You’re talking about trains, but this is about trams. The design constraints of building into an existing and very dense road network are complex.

I agree with much of your sentiment, and hope that the Coventry council is being challenged in these sorts of ways, but at the same time I recognise that each city is going to have quite different requirements for trams driving down the roads in its centre.

Perhaps a better push back is: why isn’t this just a better bus network?

A tram and train are the same thing. No difference at all.

There are different modes of operation that differentiate them but fundamentaly they are all trains and face the same issues

  • They operate in completely different scenarios. They’re the same shape, but they’re a different set of hardware, constraints, accessibility, need to be scheduled in a different way to account for traffic, different safety concerns, different signalling systems, different distances, different surroundings.

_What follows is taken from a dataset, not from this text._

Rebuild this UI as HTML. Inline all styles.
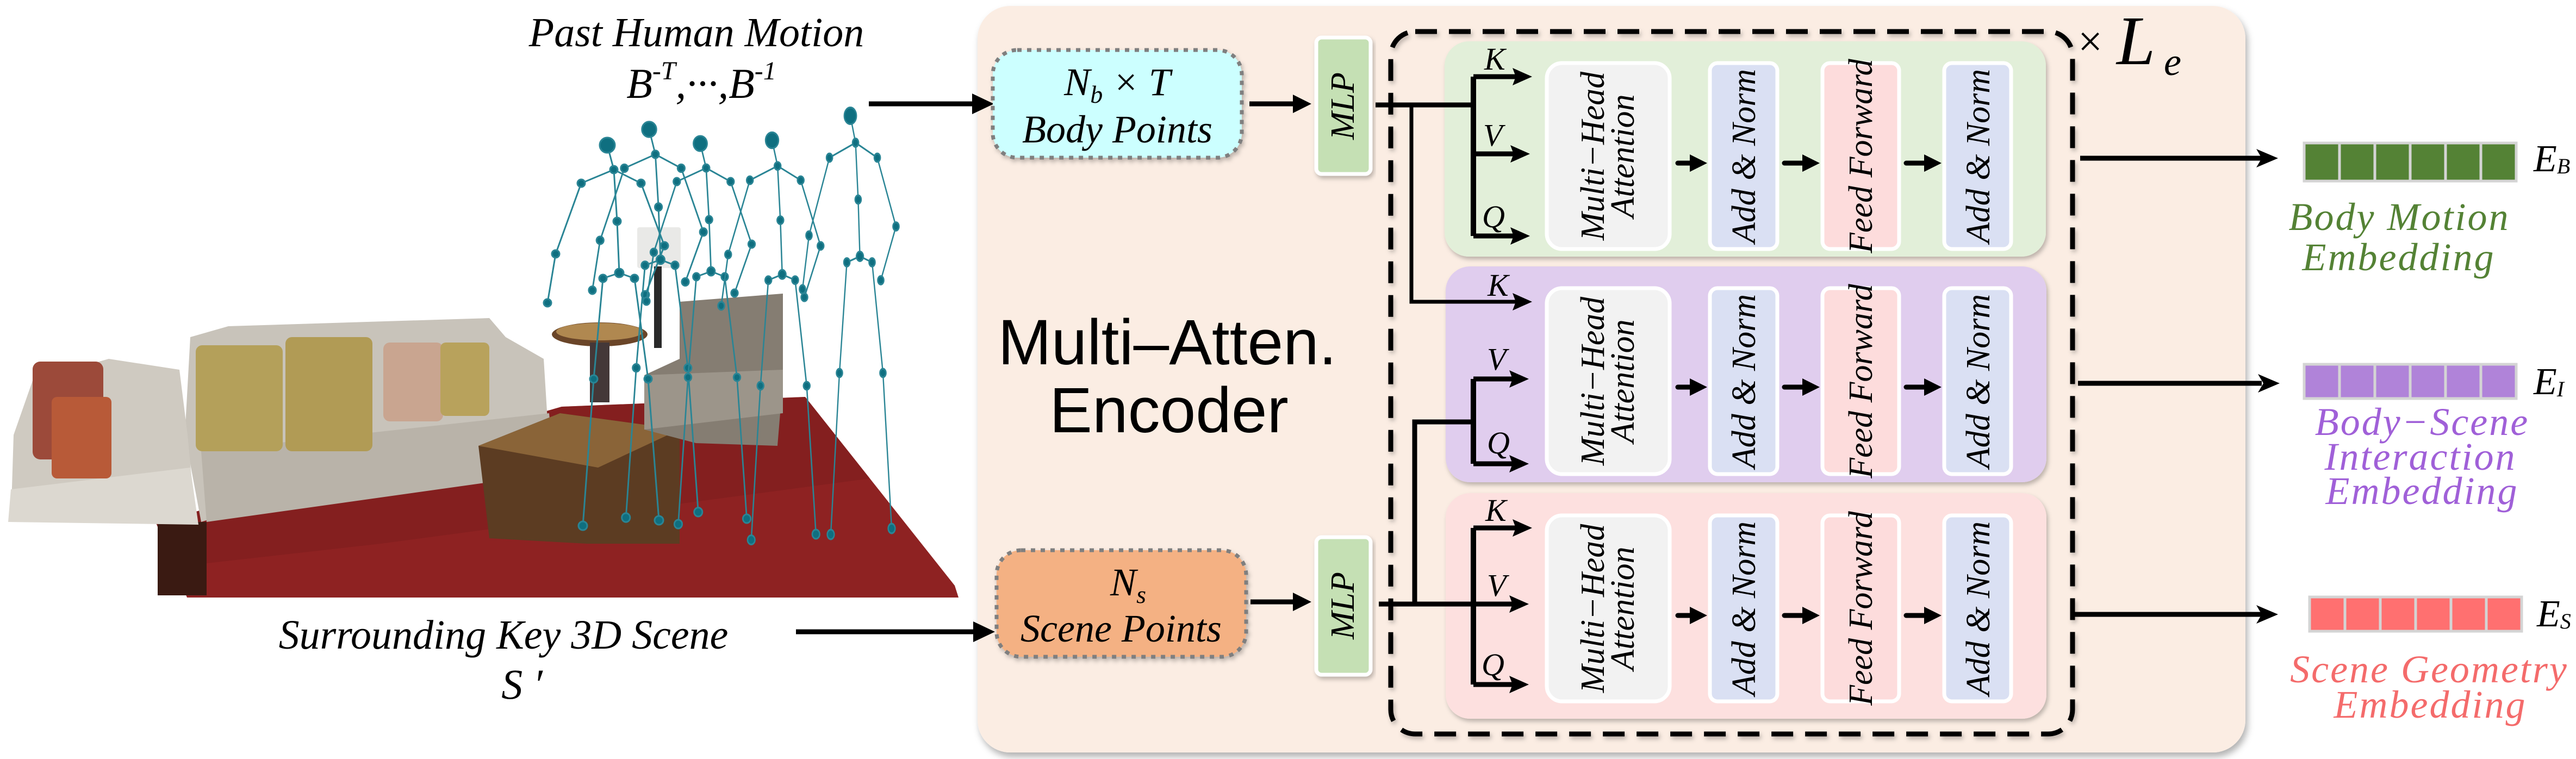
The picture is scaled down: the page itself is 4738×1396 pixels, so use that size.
<!DOCTYPE html>
<html><head><meta charset="utf-8"><style>
html,body{margin:0;padding:0;background:#fff;}
svg{display:block;}
.it{font-family:"Liberation Serif",serif;font-style:italic;}
.sans{font-family:"Liberation Sans Narrow","Liberation Sans",sans-serif;}
</style></head><body>
<svg width="4738" height="1396" viewBox="0 0 4738 1396" xmlns="http://www.w3.org/2000/svg">
<defs>
<filter id="sh" x="-5%" y="-5%" width="110%" height="115%"><feDropShadow dx="4" dy="8" stdDeviation="6" flood-color="#000" flood-opacity="0.3"/></filter>
<filter id="sh2" x="-10%" y="-10%" width="120%" height="130%"><feDropShadow dx="3" dy="5" stdDeviation="4" flood-color="#000" flood-opacity="0.25"/></filter>
<g id="skel" fill="#0f6f80" stroke="#2a8595" stroke-width="3">
<path fill="none" d="M0 0 L12 45 L-48 70 L-95 200 L-110 290 M12 45 L62 70 L105 185 L70 275 M12 45 L18 140 L22 235 L-8 245 L-25 430 L-45 700 M22 235 L50 245 L75 430 L95 690"/>
<circle cx="0" cy="0" r="14"/><circle cx="12" cy="45" r="7"/><circle cx="-48" cy="70" r="7"/><circle cx="62" cy="70" r="7"/>
<circle cx="-95" cy="200" r="7"/><circle cx="105" cy="185" r="7"/><circle cx="-110" cy="290" r="7"/><circle cx="70" cy="275" r="7"/>
<circle cx="18" cy="140" r="7"/><circle cx="22" cy="235" r="8"/><circle cx="-8" cy="245" r="7"/><circle cx="50" cy="245" r="7"/>
<circle cx="-25" cy="430" r="7"/><circle cx="75" cy="430" r="7"/><circle cx="-45" cy="700" r="8"/><circle cx="95" cy="690" r="8"/>
</g>
</defs>

<!-- ===== Scene ===== -->
<polygon points="287,962 1033,748 1481,730 1756,1077 1763,1099 344,1099" fill="#8e2222"/>
<polygon points="287,962 1033,748 1481,730 1600,880 700,1000 344,1040" fill="#7a1c1c" opacity="0.5"/>
<rect x="290" y="960" width="90" height="135" fill="#3a1a12"/>
<path d="M350 620 L420 600 L900 585 L930 620 L1000 660 L1010 820 L560 900 L370 960 L340 800 Z" fill="#c8c3ba"/>
<path d="M370 830 L1010 760 L1020 870 L380 960 Z" fill="#b9b3a9"/>
<path d="M25 800 L60 700 L200 660 L330 680 L345 800 L360 960 L20 960 Z" fill="#cfcac1"/>
<path d="M20 900 L350 860 L365 965 L15 960 Z" fill="#dcd8d0"/>
<rect x="360" y="635" width="160" height="195" rx="12" fill="#b4a05a"/>
<rect x="525" y="620" width="160" height="210" rx="12" fill="#b19b55"/>
<rect x="705" y="630" width="110" height="145" rx="12" fill="#c9a590"/>
<rect x="810" y="630" width="90" height="135" rx="10" fill="#b8a25c"/>
<rect x="60" y="665" width="130" height="180" rx="14" fill="#9c4a3a"/>
<rect x="95" y="730" width="110" height="150" rx="10" fill="#b85a38"/>
<polygon points="880,820 1030,760 1250,790 1250,1000 1080,1000 900,990" fill="#5c3c22"/>
<polygon points="880,820 1030,760 1250,790 1100,860" fill="#8a6438"/>
<ellipse cx="1103" cy="615" rx="88" ry="22" fill="#6a4528"/>
<ellipse cx="1103" cy="610" rx="80" ry="16" fill="#b08850"/>
<rect x="1085" y="630" width="36" height="110" fill="#443838"/>
<rect x="1172" y="418" width="80" height="75" rx="4" fill="#e9e9e7"/>
<rect x="1203" y="490" width="14" height="150" fill="#2a2a2a"/>
<path d="M1250 555 L1440 540 L1440 700 L1430 820 L1280 815 L1185 790 L1185 690 L1250 660 Z" fill="#857d72"/>
<path d="M1185 690 L1440 680 L1440 760 L1185 790 Z" fill="#9c958a"/>
<use href="#skel" transform="translate(1117,267)"/>
<use href="#skel" transform="translate(1194,238) scale(0.95,1.02)"/>
<use href="#skel" transform="translate(1288,264) scale(0.9,1)"/>
<use href="#skel" transform="translate(1420,258) scale(0.85,1.05)"/>
<use href="#skel" transform="translate(1564,213) scale(0.8,1.1)"/>

<text x="1281" y="85" class="it" font-size="76" text-anchor="middle">Past Human Motion</text>
<text x="1290" y="180" class="it" font-size="78" text-anchor="middle">B<tspan font-size="48" dy="-34">-T</tspan><tspan dy="34">,···,B</tspan><tspan font-size="48" dy="-34">-1</tspan></text>
<text x="926" y="1193" class="it" font-size="76" text-anchor="middle">Surrounding Key 3D Scene</text>
<text x="960" y="1285" class="it" font-size="78" text-anchor="middle">S ′</text>

<!-- ===== main panel ===== -->
<rect x="1798" y="11" width="2332" height="1373" rx="60" fill="#fbede3" filter="url(#sh)"/>

<line x1="1598" y1="191" x2="1790" y2="191" stroke="#000" stroke-width="9"/>
<polygon points="1828,191 1788,172 1788,210" fill="#000"/>
<line x1="1464" y1="1162" x2="1790" y2="1162" stroke="#000" stroke-width="9"/>
<polygon points="1830,1162 1790,1143 1790,1181" fill="#000"/>

<rect x="1826" y="92" width="458" height="198" rx="45" fill="#ccffff" stroke="#7f7f7f" stroke-width="7" stroke-dasharray="8 10" filter="url(#sh2)"/>
<text x="2055" y="175" class="it" font-size="72" text-anchor="middle">N<tspan font-size="46" dy="14">b</tspan><tspan dy="-14"> × T</tspan></text>
<text x="2055" y="262" class="it" font-size="72" text-anchor="middle">Body Points</text>
<rect x="1833" y="1012" width="459" height="196" rx="45" fill="#f4b183" stroke="#7f7f7f" stroke-width="7" stroke-dasharray="8 10" filter="url(#sh2)"/>
<text x="2075" y="1095" class="it" font-size="72" text-anchor="middle">N<tspan font-size="46" dy="14">s</tspan></text>
<text x="2062" y="1180" class="it" font-size="72" text-anchor="middle">Scene Points</text>

<line x1="2298" y1="191" x2="2380" y2="191" stroke="#000" stroke-width="9"/>
<polygon points="2412,191 2378,174 2378,208" fill="#000"/>
<line x1="2300" y1="1107" x2="2380" y2="1107" stroke="#000" stroke-width="9"/>
<polygon points="2412,1107 2378,1090 2378,1124" fill="#000"/>

<rect x="2421" y="69" width="100" height="251" rx="10" fill="#c5e0b4" stroke="#fff" stroke-width="7" filter="url(#sh2)"/>
<text transform="translate(2490,195) rotate(-90)" class="it" font-size="62" text-anchor="middle">MLP</text>
<rect x="2421" y="988" width="100" height="253" rx="10" fill="#c5e0b4" stroke="#fff" stroke-width="7" filter="url(#sh2)"/>
<text transform="translate(2490,1114) rotate(-90)" class="it" font-size="62" text-anchor="middle">MLP</text>

<text x="2147" y="670" class="sans" font-size="118" text-anchor="middle">Multi–Atten.</text>
<text x="2150" y="795" class="sans" font-size="118" text-anchor="middle">Encoder</text>

<rect x="2558" y="58" width="1254" height="1292" rx="45" fill="none" stroke="#000" stroke-width="9" stroke-dasharray="40 22" filter="url(#sh2)"/>
<text x="3822" y="103" font-family="Liberation Serif,serif" font-size="80">×</text>
<text x="3893" y="118" class="it" font-size="128">L</text>
<text x="3980" y="138" class="it" font-size="72">e</text>

<rect x="2657" y="76" width="1106" height="396" rx="45" fill="#e2efd9" filter="url(#sh2)"/>
<rect x="2659" y="490" width="1105" height="397" rx="45" fill="#e0cdee" filter="url(#sh2)"/>
<rect x="2659" y="907" width="1105" height="415" rx="45" fill="#fde0df" filter="url(#sh2)"/>

<g stroke="#fff" stroke-width="7">
<rect x="2845" y="116" width="226" height="342" rx="28" fill="#f2f2f2"/>
<rect x="3145" y="116" width="124" height="342" rx="14" fill="#dae0f3"/>
<rect x="3352" y="116" width="141" height="342" rx="14" fill="#fddcdc"/>
<rect x="3576" y="116" width="123" height="342" rx="14" fill="#dae0f3"/>
<rect x="2845" y="530" width="226" height="342" rx="28" fill="#f2f2f2"/>
<rect x="3145" y="530" width="124" height="342" rx="14" fill="#dae0f3"/>
<rect x="3352" y="530" width="141" height="342" rx="14" fill="#fddcdc"/>
<rect x="3576" y="530" width="123" height="342" rx="14" fill="#dae0f3"/>
<rect x="2845" y="948" width="226" height="342" rx="28" fill="#f2f2f2"/>
<rect x="3145" y="948" width="124" height="342" rx="14" fill="#dae0f3"/>
<rect x="3352" y="948" width="141" height="342" rx="14" fill="#fddcdc"/>
<rect x="3576" y="948" width="123" height="342" rx="14" fill="#dae0f3"/>
</g>
<g class="it" font-size="62" text-anchor="middle">
<text transform="translate(2950,287) rotate(-90)">Multi−Head</text>
<text transform="translate(3005,287) rotate(-90)">Attention</text>
<text transform="translate(3228,287) rotate(-90)">Add &amp; Norm</text>
<text transform="translate(3443,287) rotate(-90)">Feed Forward</text>
<text transform="translate(3659,287) rotate(-90)">Add &amp; Norm</text>
<text transform="translate(2950,701) rotate(-90)">Multi−Head</text>
<text transform="translate(3005,701) rotate(-90)">Attention</text>
<text transform="translate(3228,701) rotate(-90)">Add &amp; Norm</text>
<text transform="translate(3443,701) rotate(-90)">Feed Forward</text>
<text transform="translate(3659,701) rotate(-90)">Add &amp; Norm</text>
<text transform="translate(2950,1119) rotate(-90)">Multi−Head</text>
<text transform="translate(3005,1119) rotate(-90)">Attention</text>
<text transform="translate(3228,1119) rotate(-90)">Add &amp; Norm</text>
<text transform="translate(3443,1119) rotate(-90)">Feed Forward</text>
<text transform="translate(3659,1119) rotate(-90)">Add &amp; Norm</text>
</g>

<g stroke="#000" stroke-width="9" stroke-linecap="round">
<line x1="3086" y1="300" x2="3112" y2="300"/><line x1="3282" y1="300" x2="3320" y2="300"/><line x1="3506" y1="300" x2="3544" y2="300"/>
<line x1="3086" y1="712" x2="3112" y2="712"/><line x1="3282" y1="712" x2="3320" y2="712"/><line x1="3506" y1="712" x2="3544" y2="712"/>
<line x1="3086" y1="1132" x2="3112" y2="1132"/><line x1="3282" y1="1132" x2="3320" y2="1132"/><line x1="3506" y1="1132" x2="3544" y2="1132"/>
</g>
<g fill="#000">
<polygon points="3140,300 3108,284 3108,316"/><polygon points="3347,300 3315,284 3315,316"/><polygon points="3571,300 3539,284 3539,316"/>
<polygon points="3140,712 3108,696 3108,728"/><polygon points="3347,712 3315,696 3315,728"/><polygon points="3571,712 3539,696 3539,728"/>
<polygon points="3140,1132 3108,1116 3108,1148"/><polygon points="3347,1132 3315,1116 3315,1148"/><polygon points="3571,1132 3539,1116 3539,1148"/>
</g>

<g stroke="#000" fill="none">
<path d="M2530 193 L2710 193" stroke-width="9"/>
<path d="M2710 141 L2710 434" stroke-width="10"/>
<path d="M2710 141 L2790 141 M2710 283 L2790 283 M2710 434 L2790 434" stroke-width="9"/>
<path d="M2596 193 L2596 555 L2790 555" stroke-width="7"/>
<path d="M2710 697 L2710 853" stroke-width="10"/>
<path d="M2710 697 L2790 697 M2710 853 L2790 853" stroke-width="9"/>
<path d="M2602 1111 L2602 776 L2710 776" stroke-width="9"/>
<path d="M2536 1111 L2790 1111" stroke-width="9"/>
<path d="M2710 971 L2710 1259" stroke-width="10"/>
<path d="M2710 971 L2790 971 M2710 1259 L2790 1259" stroke-width="9"/>
</g>
<g fill="#000">
<polygon points="2818,141 2782,125 2788,141 2782,157"/>
<polygon points="2814,283 2778,267 2784,283 2778,299"/>
<polygon points="2814,434 2778,418 2784,434 2778,450"/>
<polygon points="2818,555 2782,539 2788,555 2782,571"/>
<polygon points="2812,697 2776,681 2782,697 2776,713"/>
<polygon points="2812,853 2776,837 2782,853 2776,869"/>
<polygon points="2818,971 2782,955 2788,971 2782,987"/>
<polygon points="2812,1111 2776,1095 2782,1111 2776,1127"/>
<polygon points="2812,1259 2776,1243 2782,1259 2776,1275"/>
</g>
<g class="it" font-size="58">
<text x="2730" y="128">K</text><text x="2728" y="268">V</text><text x="2726" y="418">Q</text>
<text x="2736" y="544">K</text><text x="2735" y="680">V</text><text x="2735" y="834">Q</text>
<text x="2732" y="958">K</text><text x="2735" y="1096">V</text><text x="2725" y="1242">Q</text>
</g>

<g stroke="#000" stroke-width="9">
<line x1="3826" y1="291" x2="4160" y2="291"/>
<line x1="3822" y1="705" x2="4160" y2="705"/>
<line x1="3812" y1="1130" x2="4160" y2="1130"/>
</g>
<g fill="#000">
<polygon points="4190,291 4150,274 4160,291 4150,308"/>
<polygon points="4193,705 4153,688 4163,705 4153,722"/>
<polygon points="4190,1130 4150,1113 4160,1130 4150,1147"/>
</g>

<g stroke="#d4d4d4" stroke-width="5">
<g fill="#548235">
<rect x="4238" y="263" width="65" height="70"/><rect x="4303" y="263" width="65" height="70"/><rect x="4368" y="263" width="65" height="70"/><rect x="4433" y="263" width="65" height="70"/><rect x="4498" y="263" width="65" height="70"/><rect x="4563" y="263" width="65" height="70"/>
</g>
<g fill="#b083d9">
<rect x="4238" y="670" width="65" height="63"/><rect x="4303" y="670" width="65" height="63"/><rect x="4368" y="670" width="65" height="63"/><rect x="4433" y="670" width="65" height="63"/><rect x="4498" y="670" width="65" height="63"/><rect x="4563" y="670" width="65" height="63"/>
</g>
<g fill="#ff7070">
<rect x="4248" y="1098" width="65" height="63"/><rect x="4313" y="1098" width="65" height="63"/><rect x="4378" y="1098" width="65" height="63"/><rect x="4443" y="1098" width="65" height="63"/><rect x="4508" y="1098" width="65" height="63"/><rect x="4573" y="1098" width="65" height="63"/>
</g>
</g>
<text x="4660" y="315" class="it" font-size="70">E<tspan font-size="40" dy="4">B</tspan></text>
<text x="4660" y="725" class="it" font-size="70">E<tspan font-size="40" dy="4">I</tspan></text>
<text x="4666" y="1152" class="it" font-size="70">E<tspan font-size="40" dy="4">S</tspan></text>

<g class="it" font-size="72" text-anchor="middle">
<text x="4413" y="423" fill="#548235" letter-spacing="3">Body Motion</text>
<text x="4412" y="497" fill="#548235" letter-spacing="3">Embedding</text>
<text x="4455" y="800" fill="#a060d8" letter-spacing="3">Body−Scene</text>
<text x="4452" y="864" fill="#a060d8" letter-spacing="3">Interaction</text>
<text x="4455" y="927" fill="#a060d8" letter-spacing="3">Embedding</text>
<text x="4468" y="1255" fill="#f46b6b" letter-spacing="3">Scene Geometry</text>
<text x="4470" y="1320" fill="#f46b6b" letter-spacing="3">Embedding</text>
</g>
</svg>
</body></html>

    Again I sorta see what you mean, but feel you’re massively over simplifying this.

  • Your comment contradicts itself.

    The second sentence is partially true: they do have different modes of operation.

    But no, they don’t face entirely the same issues. Trains should hopefully never routinely encounter cars sharing their track and they don’t have to make tight turns to follow existing roadways.

    • Modern European trams are increasingly grade-separated. See what Marco Chitti has to say about European road design.

  • Well then there's no difference between overground and underground trains. But it's pretty clear that there are different issues facing building new metro lines.